The Treasury, then, will be ready to pay, on account of the debt of the United States to France, on the third of September next, the sum of 1,500,000 livres,1 at the rate of 18 ¹⁵⁄₁₀₀ Cents per livre, deducting however the sum of 94,506 Dollars & 10½ Cents for which it has made itself responsible (on the faith of expectations given by your predecessor and confirmed by yourself) to the holders of certain bills drawn by the Administration of St Domingo—and will also be ready to pay on the Fifth day of November next the further sum of 1,000,000 livres2 at the same rate of 18 ¹⁵⁄₁₀₀ Cents per livre.

Arrangements may therefore be made upon the data, which the above assurance establishes.

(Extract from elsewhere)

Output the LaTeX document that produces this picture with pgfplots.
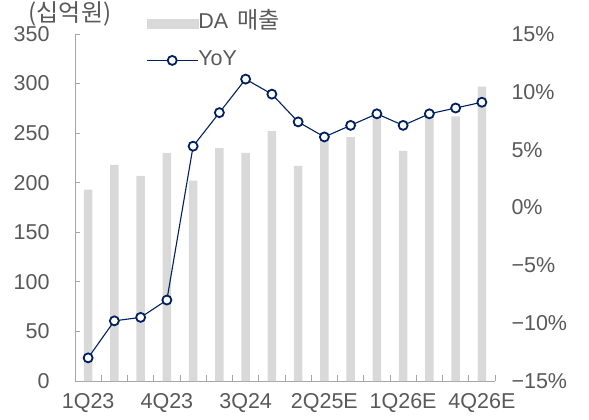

But the Treasury not being in the practice of accepting orders, it will not be expected that it shall depart from its rule in the present instance. Those which you may draw will as they are presented be recorded at the Treasury, and each holder will be preferred in course of payment according to the order of presentation.

I have the honor to be with respect   Sir   Your most obedt Servt.

Alexander Hamilton
Secretary of the Treasy

The Minister Plenipotentiary
of the Republic of France

LS, Arch. des Aff. Etr., Corr. Pol., Etats-Unis description begins Transcripts or photostats from the French Foreign Office deposited in the Library of Congress. description ends , Supplement Vol. 20; copy, Thomas Jefferson Papers, Library of Congress; LC, RG 59, Domestic Letters of the Department of State, Vol. V, February 4, 1792–December 31, 1793, National Archives; copy, Arch. des Aff. Etr., Corr. Pol., Etats-Unis description begins Transcripts or photostats from the French Foreign Office deposited in the Library of Congress. description ends , Supplement Vol. 20.

1This sum was the installment due on the 1782 loan from France for eighteen million livres. For a description of this loan, see H to William Short, September 1, 1790, note 17.

2This sum was the installment due on the 1782 loan of ten million livres borrowed by France for the United States in Holland. For a description of this loan, see Willink, Van Staphorst, and Hubbard to H, January 25, 1790, note 3.